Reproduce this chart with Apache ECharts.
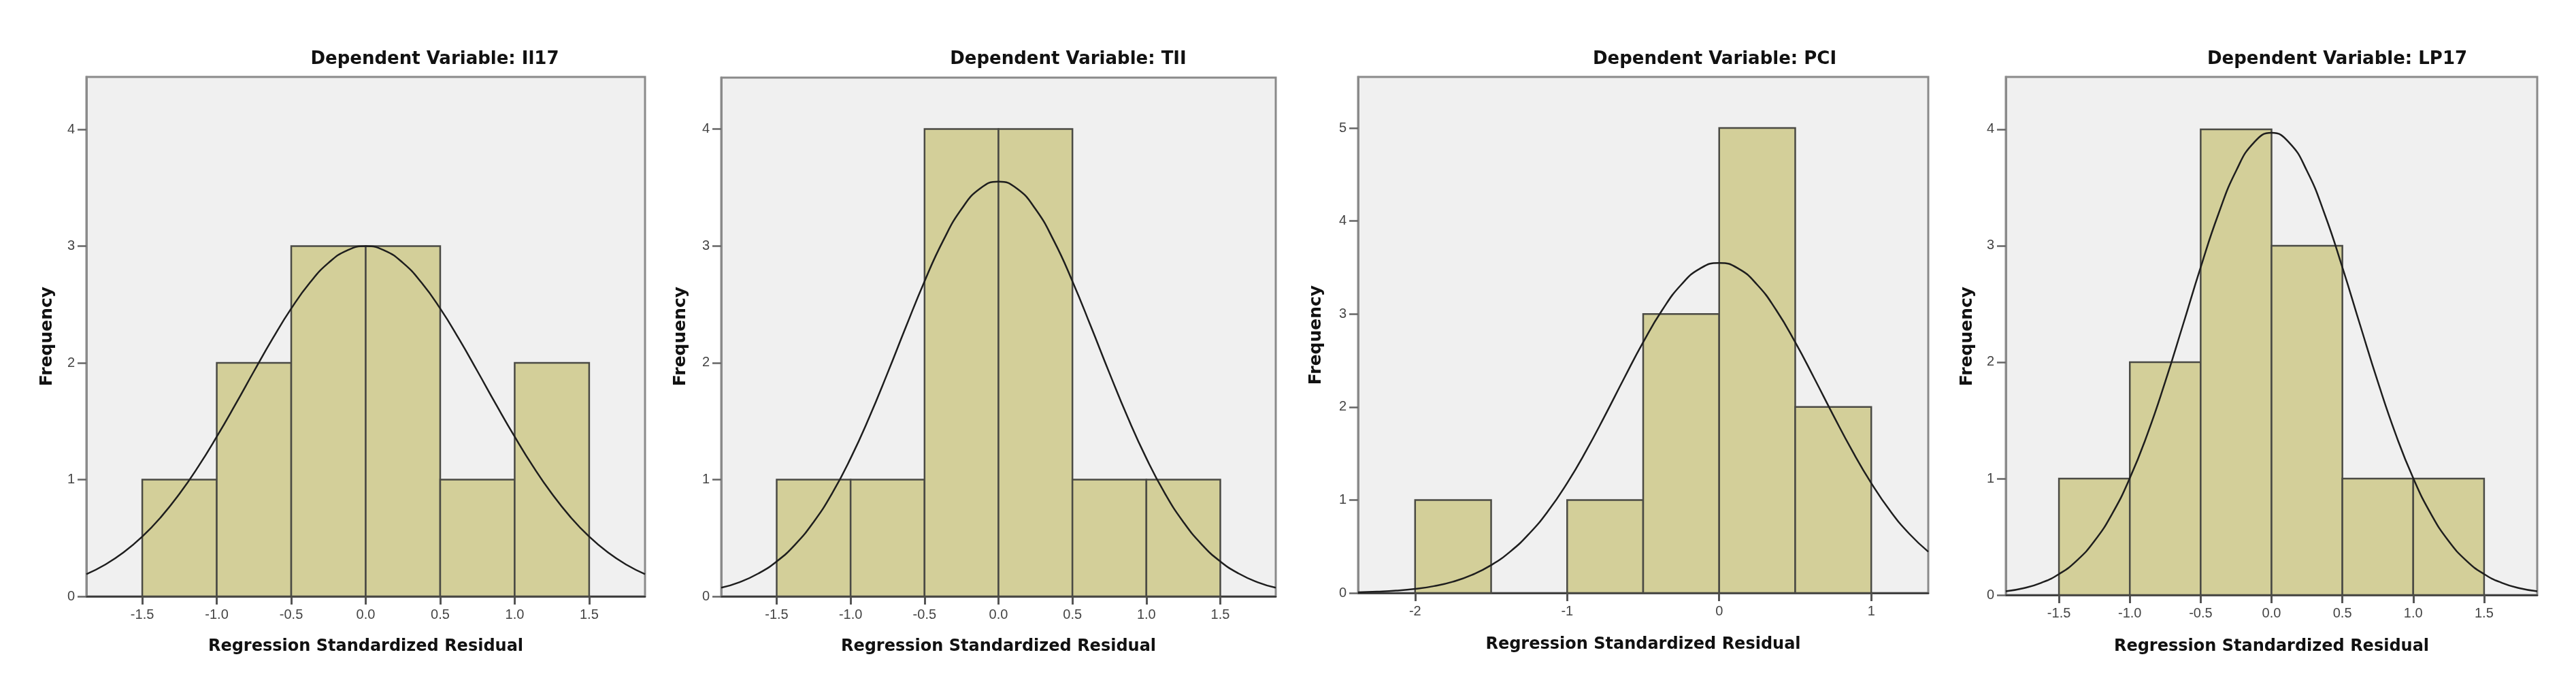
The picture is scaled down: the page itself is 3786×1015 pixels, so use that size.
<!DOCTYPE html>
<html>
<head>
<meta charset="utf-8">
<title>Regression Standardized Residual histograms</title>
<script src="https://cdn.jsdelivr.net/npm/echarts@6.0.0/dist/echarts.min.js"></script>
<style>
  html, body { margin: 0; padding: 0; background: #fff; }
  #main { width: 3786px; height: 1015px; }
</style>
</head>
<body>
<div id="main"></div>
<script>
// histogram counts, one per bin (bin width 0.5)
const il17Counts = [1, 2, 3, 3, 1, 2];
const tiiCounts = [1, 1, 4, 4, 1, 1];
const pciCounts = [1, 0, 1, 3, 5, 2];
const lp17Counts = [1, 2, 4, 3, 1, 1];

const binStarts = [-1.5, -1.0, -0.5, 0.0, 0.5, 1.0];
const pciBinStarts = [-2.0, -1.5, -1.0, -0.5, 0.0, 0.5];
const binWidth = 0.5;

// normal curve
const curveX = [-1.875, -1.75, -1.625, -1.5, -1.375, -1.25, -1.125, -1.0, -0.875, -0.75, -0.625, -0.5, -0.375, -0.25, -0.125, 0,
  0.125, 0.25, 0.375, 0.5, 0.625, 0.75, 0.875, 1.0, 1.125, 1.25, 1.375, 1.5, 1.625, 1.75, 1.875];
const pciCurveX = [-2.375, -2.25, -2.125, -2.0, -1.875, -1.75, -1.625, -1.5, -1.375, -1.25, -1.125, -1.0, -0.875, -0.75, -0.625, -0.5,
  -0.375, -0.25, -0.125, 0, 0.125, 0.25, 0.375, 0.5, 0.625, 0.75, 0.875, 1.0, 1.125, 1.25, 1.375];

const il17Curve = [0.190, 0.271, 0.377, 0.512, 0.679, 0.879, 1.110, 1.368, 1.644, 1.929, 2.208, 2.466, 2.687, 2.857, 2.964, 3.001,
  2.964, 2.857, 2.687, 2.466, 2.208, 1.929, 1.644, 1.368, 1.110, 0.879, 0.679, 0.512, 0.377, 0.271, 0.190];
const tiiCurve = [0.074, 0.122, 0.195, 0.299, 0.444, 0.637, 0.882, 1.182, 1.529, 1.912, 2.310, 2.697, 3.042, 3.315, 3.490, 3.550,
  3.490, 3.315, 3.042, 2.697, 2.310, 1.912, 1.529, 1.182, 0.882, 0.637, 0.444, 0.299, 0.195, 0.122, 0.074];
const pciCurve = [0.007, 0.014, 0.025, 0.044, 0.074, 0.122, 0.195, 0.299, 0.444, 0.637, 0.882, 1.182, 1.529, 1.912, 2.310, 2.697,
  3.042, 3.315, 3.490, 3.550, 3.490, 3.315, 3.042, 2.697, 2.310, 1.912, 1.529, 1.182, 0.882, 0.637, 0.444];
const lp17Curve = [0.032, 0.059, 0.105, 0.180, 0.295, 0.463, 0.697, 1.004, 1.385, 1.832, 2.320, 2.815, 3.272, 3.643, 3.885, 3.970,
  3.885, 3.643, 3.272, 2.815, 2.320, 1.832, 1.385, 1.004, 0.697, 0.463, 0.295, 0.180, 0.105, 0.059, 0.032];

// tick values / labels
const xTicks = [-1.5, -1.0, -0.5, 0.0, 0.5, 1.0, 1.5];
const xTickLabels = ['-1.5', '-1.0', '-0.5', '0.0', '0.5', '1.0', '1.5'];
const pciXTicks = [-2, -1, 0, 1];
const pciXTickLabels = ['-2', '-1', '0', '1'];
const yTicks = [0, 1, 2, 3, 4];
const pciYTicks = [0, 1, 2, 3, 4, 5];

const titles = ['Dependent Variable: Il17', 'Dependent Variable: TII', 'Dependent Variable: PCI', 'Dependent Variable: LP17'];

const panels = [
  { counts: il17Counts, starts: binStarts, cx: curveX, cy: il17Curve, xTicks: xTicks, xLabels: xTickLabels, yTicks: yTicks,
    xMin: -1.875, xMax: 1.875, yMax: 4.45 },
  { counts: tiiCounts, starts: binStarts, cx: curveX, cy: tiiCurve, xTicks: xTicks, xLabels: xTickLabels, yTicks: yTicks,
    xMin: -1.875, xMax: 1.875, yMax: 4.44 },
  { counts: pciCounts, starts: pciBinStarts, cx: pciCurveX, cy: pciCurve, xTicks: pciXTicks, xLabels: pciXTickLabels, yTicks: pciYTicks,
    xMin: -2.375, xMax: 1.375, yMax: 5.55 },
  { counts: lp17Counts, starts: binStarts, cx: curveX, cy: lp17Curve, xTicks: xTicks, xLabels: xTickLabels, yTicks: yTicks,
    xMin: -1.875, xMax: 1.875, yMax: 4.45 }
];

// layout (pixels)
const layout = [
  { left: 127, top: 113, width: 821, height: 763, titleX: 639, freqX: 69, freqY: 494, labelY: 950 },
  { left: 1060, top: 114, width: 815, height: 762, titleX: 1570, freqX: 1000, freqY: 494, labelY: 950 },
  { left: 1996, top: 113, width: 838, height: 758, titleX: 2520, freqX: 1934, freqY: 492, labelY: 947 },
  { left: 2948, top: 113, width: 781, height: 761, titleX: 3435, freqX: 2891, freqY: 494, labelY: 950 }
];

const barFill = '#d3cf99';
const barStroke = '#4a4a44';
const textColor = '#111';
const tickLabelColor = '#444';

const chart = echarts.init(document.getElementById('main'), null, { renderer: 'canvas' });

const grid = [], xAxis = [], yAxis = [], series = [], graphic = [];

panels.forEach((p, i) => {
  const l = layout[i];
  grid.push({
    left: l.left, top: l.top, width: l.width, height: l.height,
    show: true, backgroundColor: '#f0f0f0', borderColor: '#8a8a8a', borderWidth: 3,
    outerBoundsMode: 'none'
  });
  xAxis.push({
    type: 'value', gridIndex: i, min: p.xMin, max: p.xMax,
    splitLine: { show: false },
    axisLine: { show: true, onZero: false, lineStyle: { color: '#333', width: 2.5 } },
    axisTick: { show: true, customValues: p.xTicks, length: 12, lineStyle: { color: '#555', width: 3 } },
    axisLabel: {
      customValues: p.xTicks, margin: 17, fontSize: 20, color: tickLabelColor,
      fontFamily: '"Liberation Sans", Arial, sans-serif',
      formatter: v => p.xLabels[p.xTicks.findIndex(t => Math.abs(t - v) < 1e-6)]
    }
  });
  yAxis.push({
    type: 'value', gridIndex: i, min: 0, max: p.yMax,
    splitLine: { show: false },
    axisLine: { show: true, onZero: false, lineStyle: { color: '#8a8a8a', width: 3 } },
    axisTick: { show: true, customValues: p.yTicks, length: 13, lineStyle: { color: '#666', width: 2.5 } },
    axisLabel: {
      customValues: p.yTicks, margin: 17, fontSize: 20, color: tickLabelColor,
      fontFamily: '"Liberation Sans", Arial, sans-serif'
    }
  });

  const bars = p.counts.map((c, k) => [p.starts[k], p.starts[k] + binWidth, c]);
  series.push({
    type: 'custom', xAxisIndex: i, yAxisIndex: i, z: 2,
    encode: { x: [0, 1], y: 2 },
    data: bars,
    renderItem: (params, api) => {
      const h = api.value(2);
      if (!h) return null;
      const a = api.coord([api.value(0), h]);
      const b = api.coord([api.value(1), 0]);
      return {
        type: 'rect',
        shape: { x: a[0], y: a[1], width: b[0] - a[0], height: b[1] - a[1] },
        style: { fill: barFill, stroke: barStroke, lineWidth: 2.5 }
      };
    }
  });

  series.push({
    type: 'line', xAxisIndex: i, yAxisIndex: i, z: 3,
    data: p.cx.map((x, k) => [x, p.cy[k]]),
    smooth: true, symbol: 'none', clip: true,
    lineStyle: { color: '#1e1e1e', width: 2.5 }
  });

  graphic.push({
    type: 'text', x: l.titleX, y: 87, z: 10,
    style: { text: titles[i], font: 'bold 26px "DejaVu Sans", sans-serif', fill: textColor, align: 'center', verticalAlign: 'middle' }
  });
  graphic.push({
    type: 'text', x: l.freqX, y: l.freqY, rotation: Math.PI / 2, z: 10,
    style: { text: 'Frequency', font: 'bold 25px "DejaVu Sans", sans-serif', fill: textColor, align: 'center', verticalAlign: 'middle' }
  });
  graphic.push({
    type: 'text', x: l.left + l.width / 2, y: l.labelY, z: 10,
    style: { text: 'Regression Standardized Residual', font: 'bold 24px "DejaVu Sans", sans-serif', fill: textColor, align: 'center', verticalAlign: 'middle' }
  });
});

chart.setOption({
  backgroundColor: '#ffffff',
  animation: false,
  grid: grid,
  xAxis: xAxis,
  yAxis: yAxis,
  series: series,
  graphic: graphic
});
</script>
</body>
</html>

DIRECTIONS:
Leave out the pictures. Transcribe only the lines above, from the first through the one that contains "const binWidth = 0.5;".

RESULT OF THIS EXERCISE:
Reproduce this chart with Apache ECharts.
The picture is scaled down: the page itself is 3786×1015 pixels, so use that size.
<!DOCTYPE html>
<html>
<head>
<meta charset="utf-8">
<title>Regression Standardized Residual histograms</title>
<script src="https://cdn.jsdelivr.net/npm/echarts@6.0.0/dist/echarts.min.js"></script>
<style>
  html, body { margin: 0; padding: 0; background: #fff; }
  #main { width: 3786px; height: 1015px; }
</style>
</head>
<body>
<div id="main"></div>
<script>
// histogram counts, one per bin (bin width 0.5)
const il17Counts = [1, 2, 3, 3, 1, 2];
const tiiCounts = [1, 1, 4, 4, 1, 1];
const pciCounts = [1, 0, 1, 3, 5, 2];
const lp17Counts = [1, 2, 4, 3, 1, 1];

const binStarts = [-1.5, -1.0, -0.5, 0.0, 0.5, 1.0];
const pciBinStarts = [-2.0, -1.5, -1.0, -0.5, 0.0, 0.5];
const binWidth = 0.5;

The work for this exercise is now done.